The first paragraph lays out an explanation that the techniques that are being used are useful. It says, “Intelligence gained using the interrogation techniques has saved American lives and property. . . .”
The intro to the second section draws a distinction between laws and policies: It says that “The interrogation of [deleted, probably the initials of an individual] should proceed only with a clear understanding [a few words deleted] of all the legal and policy matters involved with the interrogation techniques, Including: [five items]”
Of the five listed items, It describes three legal matters: a DoJ memo concluding that waterboarding does not violate the Torture Statute, the fact that the Durbin Amendment was not enacted into law, and the fact that Rasul v Bush raised the prospect that there could be future US judicial review of Guantanamo cases (the memo sheepishly called this “possible concerns about . . . judicial review”. It separated the legal matters from two “policy” matters—that our “policy” is to conduct interrogations “consistent with the commitment” made by the US under Art 16 of the UN Convention Against Torture and that our military “policy” is to treat detainees humanely and consistent with Geneva “to the extent appropriate and consistent with military necessity.”

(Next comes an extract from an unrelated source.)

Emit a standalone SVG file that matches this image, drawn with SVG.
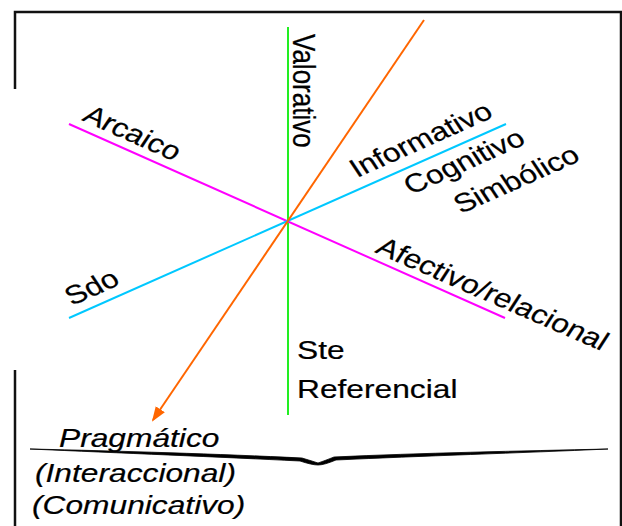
<svg xmlns="http://www.w3.org/2000/svg" width="622" height="526" viewBox="0 0 622 526">
<defs>
<style>
text{font-family:"Liberation Sans",Arial,sans-serif;font-size:26px;fill:#000;stroke:#000;stroke-width:0.2}
.it{font-style:italic}
.ln{fill:none;stroke-width:2}
</style>
<marker id="ah" markerWidth="15" markerHeight="11" refX="13" refY="5.5" orient="auto" markerUnits="userSpaceOnUse">
<path d="M0,0 L15,5.5 L0,11 Z" fill="#ff6600"/>
</marker>
</defs>
<rect width="622" height="526" fill="#fff"/>
<g id="frame" fill="none" stroke="#111" stroke-width="2.5">
<path d="M15,89 V12 H621 V526"/>
<path d="M15,370 V526"/>
</g>
<g id="connectors">
<line class="ln" x1="288" y1="27" x2="288" y2="415" stroke="#22ee22"/>
<line class="ln" x1="69" y1="124" x2="505" y2="318" stroke="#ff00ff"/>
<line class="ln" x1="69" y1="318" x2="506" y2="124" stroke="#00c8ff"/>
<line class="ln" x1="424" y1="20" x2="153" y2="420" stroke="#ff6600" marker-end="url(#ah)"/>
</g>
<g id="n-valorativo"><text transform="translate(293,34) scale(1.22,1) rotate(90)">Valorativo</text></g>
<g id="n-arcaico"><text transform="translate(81,120) scale(1.22,1) rotate(28.5)">Arcaico</text></g>
<g id="n-informativo"><text transform="translate(357,178) scale(1.22,1) rotate(-28.5)">Informativo</text></g>
<g id="n-cognitivo"><text transform="translate(411,195) scale(1.22,1) rotate(-28.5)">Cognitivo</text></g>
<g id="n-simbolico"><text transform="translate(461,214) scale(1.22,1) rotate(-28.5)">Simbólico</text></g>
<g id="n-sdo"><text transform="translate(72,306) scale(1.22,1) rotate(-28.5)">Sdo</text></g>
<g id="n-afectivo"><text transform="translate(374,252) scale(1.22,1) rotate(28)">Afectivo/relacional</text></g>
<g id="n-ste">
<text transform="translate(297,359) scale(1.22,1)">Ste</text>
<text transform="translate(297,398) scale(1.22,1)">Referencial</text>
</g>
<g id="n-pragmatico">
<text class="it" transform="translate(59,447) scale(1.22,1)">Pragmático</text>
<path d="M30,449 C120,451 220,454 302,458 Q312,461 318,463 Q324,461 334,457 C420,453 520,451 608,449 C520,453 420,456 336,460 Q324,465 318,465 Q312,465 300,461 C220,457 120,453 30,449 Z" fill="#000" stroke="#000" stroke-width="0.8"/>
<text class="it" transform="translate(35,482) scale(1.22,1)">(Interaccional)</text>
<text class="it" transform="translate(32,514) scale(1.22,1)">(Comunicativo)</text>
</g>
</svg>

Let me translate. When someone does things that are illegal, that person can be prosecuted. When someone does something that’s contrary to policy, they can theoretically be fired, but (the memo winks) look back at paragraph 1. Violating policy could save American lives and property. You need only look to what happened in the White House when someone violated policy by leaking the information in the Plame affair to see what the consequneces are of violating stated policy.